WHAT YOU NEED TO DO: Below are the records; give again exactly the lines from the one containing "Emit a web page" through the one containing "const width = 484, height = 390;", leaving out pictures.

Items listed in a dataset:
- - -

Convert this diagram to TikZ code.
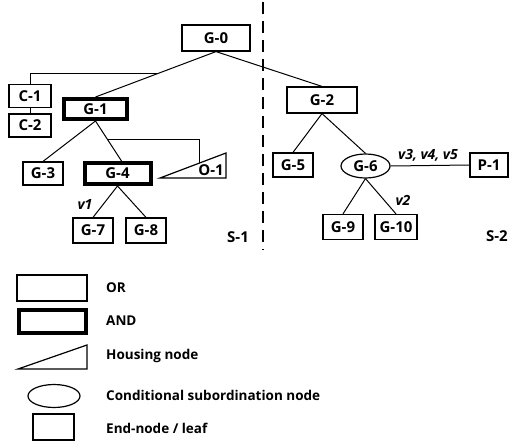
\documentclass[tikz,border=0pt]{standalone}
\usepackage{fontspec}
\setmainfont{Open Sans}
\usetikzlibrary{shapes.geometric,calc}

\tikzset{
  lbl/.style={font=\fontsize{15}{17}\selectfont\bfseries},
  box/.style={draw, line width=1.2pt, inner sep=0pt, lbl},
  andbox/.style={box, line width=4pt},
  condnode/.style={draw, ellipse, line width=1.2pt, inner sep=0pt, lbl},
  link/.style={line width=1pt},
  vlab/.style={font=\fontsize{14}{16}\selectfont\bfseries\itshape, inner sep=0pt},
  legtext/.style={font=\fontsize{13.5}{15}\selectfont\bfseries, anchor=west, inner sep=0pt},
  sep/.style={line width=1.1pt, dash pattern=on 12pt off 7pt}
}

\begin{document}
\begin{tikzpicture}[x=1pt, y=-1pt]
  \useasboundingbox (0,0) rectangle (509,442);

  % ---- sub-tree S-1 ----
  \node[box, minimum width=68pt, minimum height=26pt] (G0) at (216,38) {G-0};
  \node[box, minimum width=42pt, minimum height=23pt] (C1) at (30,96) {C-1};
  \node[box, minimum width=42pt, minimum height=23pt] (C2) at (30,125.5) {C-2};
  \node[andbox, minimum width=63pt, minimum height=20pt] (G1) at (95.5,109) {G-1};
  \node[box, minimum width=40pt, minimum height=23pt] (G3) at (43,173.5) {G-3};
  \node[andbox, minimum width=66pt, minimum height=21pt] (G4) at (117.5,173.5) {G-4};
  \node[box, minimum width=40pt, minimum height=25pt] (G7) at (93,230.5) {G-7};
  \node[box, minimum width=40pt, minimum height=25pt] (G8) at (146,230.5) {G-8};

  % housing node O-1
  \coordinate (O1a) at (160,178);
  \coordinate (O1b) at (226,178);
  \coordinate (O1c) at (226,153);
  \draw[line width=1.2pt, line join=miter] (O1a) -- (O1b) -- (O1c) -- cycle;
  \node[lbl, inner sep=0pt] (O1) at (211,170) {O-1};
  \coordinate (O1top) at (199,163.2);

  \node[lbl] (S1) at (238,237) {S-1};

  % connectors of S-1
  \draw[link] (G0.south) -- (G1.north);
  \coordinate (J0) at ($(G0.south)!0.48!(G1.north)$);
  \draw[link] (J0) -| (C1.north);
  \draw[link] (C1.south) -- (C2.north);
  \draw[link] (G1.south) -- (G3.north);
  \draw[link] (G1.south) -- ($(G4.north)+(4,0)$);
  \coordinate (J1) at ($(G1.south)!0.45!($(G4.north)+(4,0)$)$);
  \draw[link] (J1) -| (O1top);
  \draw[link] (G4.south) -- (G7.north);
  \draw[link] (G4.south) -- (G8.north);
  \node[vlab] (v1) at (85,205) {v1};

  % separator between the two sub-trees
  \coordinate (sepTop) at (263,2);
  \coordinate (sepBot) at (263,250);
  \draw[sep] (sepTop) -- (sepBot);

  % ---- sub-tree S-2 ----
  \node[box, minimum width=70pt, minimum height=26pt] (G2) at (322,100) {G-2};
  \node[box, minimum width=40pt, minimum height=24pt] (G5) at (293,165) {G-5};
  \node[condnode, minimum width=49pt, minimum height=24pt] (G6) at (365.5,166) {G-6};
  \node[box, minimum width=38pt, minimum height=24pt] (P1) at (489,165) {P-1};
  \node[box, minimum width=40pt, minimum height=25pt] (G9) at (343,227) {G-9};
  \node[box, minimum width=42pt, minimum height=25pt] (G10) at (396,227) {G-10};
  \node[lbl, anchor=east, inner sep=0pt] (S2) at (508,236) {S-2};

  \draw[link] (G0.south) -- (G2.north);
  \draw[link] (G2.south) -- (G5.north);
  \draw[link] (G2.south) -- (G6.north);
  \draw[link] (G6.east) -- (P1.west);
  \draw[link] (G6.south) -- (G9.north);
  \draw[link] (G6.south) -- (G10.north);
  \node[vlab] (v345) at (428,155) {v3, v4, v5};
  \node[vlab] (v2) at (403,200) {v2};

  % ---- legend ----
  \node[box, minimum width=70pt, minimum height=26pt] (LOR) at (52,288) {};
  \node[legtext] (tOR) at (106,288) {OR};
  \node[andbox, minimum width=67pt, minimum height=23pt] (LAND) at (52,321) {};
  \node[legtext] (tAND) at (106,321) {AND};
  \coordinate (LHa) at (18,369);
  \coordinate (LHb) at (87,369);
  \coordinate (LHc) at (87,345);
  \draw[line width=1.2pt] (LHa) -- (LHb) -- (LHc) -- cycle;
  \node[legtext] (tHouse) at (106,356) {Housing node};
  \node[condnode, minimum width=52pt, minimum height=23pt] (LCond) at (54,396) {};
  \node[legtext] (tCond) at (106,395) {Conditional subordination node};
  \node[box, minimum width=41pt, minimum height=26pt] (LEnd) at (53.5,427) {};
  \node[legtext] (tEnd) at (106,428) {End-node / leaf};
\end{tikzpicture}
\end{document}
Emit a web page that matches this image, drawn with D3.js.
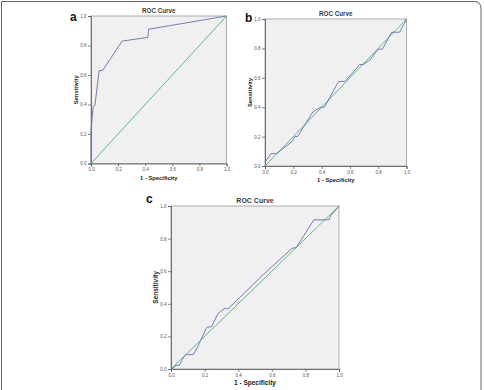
<!DOCTYPE html>
<html>
<head>
<meta charset="utf-8">
<script src="https://cdn.jsdelivr.net/npm/d3@7"></script>
<style>
  body { margin: 0; background: #fff; }
  svg { display: block; font-family: "Liberation Sans", Arial, sans-serif; }
</style>
</head>
<body>
<div id="chart"></div>
<script>
// ROC curves for three panels (a, b, c)

const ticks = [0, 0.2, 0.4, 0.6, 0.8, 1.0];

const fprA = [0, 0, 0.015, 0.03, 0.06, 0.085, 0.23, 0.42, 0.425, 1];
const tprA = [0, 0.22, 0.38, 0.40, 0.63, 0.63, 0.83, 0.855, 0.91, 1];

const fprB = [0, 0.042, 0.082, 0.19, 0.21, 0.23, 0.34, 0.395, 0.42, 0.52, 0.565, 0.67, 0.695, 0.74, 0.80, 0.83, 0.894, 0.95, 0.985, 1];
const tprB = [0.027, 0.084, 0.084, 0.165, 0.20, 0.20, 0.37, 0.40, 0.40, 0.575, 0.575, 0.69, 0.69, 0.72, 0.795, 0.795, 0.91, 0.91, 0.97, 1];

const fprC = [0, 0.014, 0.024, 0.05, 0.074, 0.09, 0.133, 0.163, 0.21, 0.217, 0.24, 0.28, 0.316, 0.34, 0.55, 0.72, 0.745, 0.85, 0.94, 0.95, 1];
const tprC = [0, 0.006, 0.023, 0.023, 0.072, 0.088, 0.088, 0.145, 0.25, 0.258, 0.258, 0.34, 0.37, 0.37, 0.58, 0.74, 0.745, 0.915, 0.915, 0.94, 1];

const width = 484, height = 390;

const svg = d3.select("#chart")
  .append("svg")
  .attr("width", width)
  .attr("height", height)
  .attr("viewBox", [0, 0, width, height]);

// figure frame (square top-left, rounded top-right)
svg.append("path")
  .attr("d", "M1.5,392 L1.5,1.5 L474,1.5 Q481,1.5 481,8.5 L481,392")
  .attr("fill", "none")
  .attr("stroke", "#666")
  .attr("stroke-width", 1);

const panels = [
  { letter: "a", fpr: fprA, tpr: tprA, x0: 91, x1: 226.5, y0: 16, y1: 163.5, lx: 70, ly: 21 },
  { letter: "b", fpr: fprB, tpr: tprB, x0: 265, x1: 406.5, y0: 19, y1: 166, lx: 245, ly: 22 },
  { letter: "c", fpr: fprC, tpr: tprC, x0: 171, x1: 339, y0: 206, y1: 369, lx: 146, ly: 203 }
];

panels.forEach(p => {
  const x = d3.scaleLinear().domain([0, 1]).range([p.x0, p.x1]);
  const y = d3.scaleLinear().domain([0, 1]).range([p.y1, p.y0]);
  const g = svg.append("g");

  // plot background
  g.append("rect")
    .attr("x", p.x0).attr("y", p.y0)
    .attr("width", p.x1 - p.x0).attr("height", p.y1 - p.y0)
    .attr("fill", "#f0f0f0")
    .attr("stroke", "#9a9a9a")
    .attr("stroke-width", 0.8);

  // axes
  const xAxis = g.append("g")
    .attr("transform", `translate(0,${p.y1})`)
    .call(d3.axisBottom(x).tickValues(ticks).tickFormat(d3.format(".1f")).tickSize(3).tickPadding(1.5));
  const yAxis = g.append("g")
    .attr("transform", `translate(${p.x0},0)`)
    .call(d3.axisLeft(y).tickValues(ticks).tickFormat(d3.format(".1f")).tickSize(3).tickPadding(1.5));
  [xAxis, yAxis].forEach(ax => {
    ax.select(".domain").attr("stroke", "#555").attr("stroke-width", 0.8);
    ax.selectAll(".tick line").attr("stroke", "#555").attr("stroke-width", 0.7);
    ax.selectAll(".tick text").attr("font-size", 4.5).attr("fill", "#555")
      .attr("font-family", "Liberation Sans, Arial, sans-serif");
  });

  // reference line
  g.append("line")
    .attr("x1", x(0)).attr("y1", y(0))
    .attr("x2", x(1)).attr("y2", y(1))
    .attr("stroke", "#52b07e")
    .attr("stroke-width", 0.9);

  // ROC curve
  const pts = p.fpr.map((f, i) => [f, p.tpr[i]]);
  g.append("path")
    .datum(pts)
    .attr("fill", "none")
    .attr("stroke", "#6770ad")
    .attr("stroke-width", 0.9)
    .attr("d", d3.line().x(d => x(d[0])).y(d => y(d[1])));

  // title
  g.append("text")
    .attr("x", (p.x0 + p.x1) / 2).attr("y", p.y0 - 3)
    .attr("text-anchor", "middle")
    .attr("font-size", p.letter === "c" ? 7 : 6.3)
    .attr("font-weight", "bold")
    .attr("fill", "#3a3a3a")
    .text("ROC Curve");

  // x label
  g.append("text")
    .attr("x", (p.x0 + p.x1) / 2).attr("y", p.y1 + 16)
    .attr("text-anchor", "middle")
    .attr("font-size", p.letter === "c" ? 6.5 : 5.8)
    .attr("font-weight", "bold")
    .attr("fill", "#222")
    .text("1 - Specificity");

  // y label
  g.append("text")
    .attr("transform", `translate(${p.x0 - 13},${(p.y0 + p.y1) / 2}) rotate(-90)`)
    .attr("text-anchor", "middle")
    .attr("font-size", p.letter === "c" ? 6.5 : 5.8)
    .attr("font-weight", "bold")
    .attr("fill", "#222")
    .text("Sensitivity");

  // panel letter
  g.append("text")
    .attr("x", p.lx).attr("y", p.ly)
    .attr("font-size", 12)
    .attr("font-weight", "bold")
    .attr("fill", "#111")
    .text(p.letter);
});
</script>
</body>
</html>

- - -

WRITTEN REPLY:
Emit a web page that matches this image, drawn with D3.js.
<!DOCTYPE html>
<html>
<head>
<meta charset="utf-8">
<script src="https://cdn.jsdelivr.net/npm/d3@7"></script>
<style>
  body { margin: 0; background: #fff; }
  svg { display: block; font-family: "Liberation Sans", Arial, sans-serif; }
</style>
</head>
<body>
<div id="chart"></div>
<script>
// ROC curves for three panels (a, b, c)

const ticks = [0, 0.2, 0.4, 0.6, 0.8, 1.0];

const fprA = [0, 0, 0.015, 0.03, 0.06, 0.085, 0.23, 0.42, 0.425, 1];
const tprA = [0, 0.22, 0.38, 0.40, 0.63, 0.63, 0.83, 0.855, 0.91, 1];

const fprB = [0, 0.042, 0.082, 0.19, 0.21, 0.23, 0.34, 0.395, 0.42, 0.52, 0.565, 0.67, 0.695, 0.74, 0.80, 0.83, 0.894, 0.95, 0.985, 1];
const tprB = [0.027, 0.084, 0.084, 0.165, 0.20, 0.20, 0.37, 0.40, 0.40, 0.575, 0.575, 0.69, 0.69, 0.72, 0.795, 0.795, 0.91, 0.91, 0.97, 1];

const fprC = [0, 0.014, 0.024, 0.05, 0.074, 0.09, 0.133, 0.163, 0.21, 0.217, 0.24, 0.28, 0.316, 0.34, 0.55, 0.72, 0.745, 0.85, 0.94, 0.95, 1];
const tprC = [0, 0.006, 0.023, 0.023, 0.072, 0.088, 0.088, 0.145, 0.25, 0.258, 0.258, 0.34, 0.37, 0.37, 0.58, 0.74, 0.745, 0.915, 0.915, 0.94, 1];

const width = 484, height = 390;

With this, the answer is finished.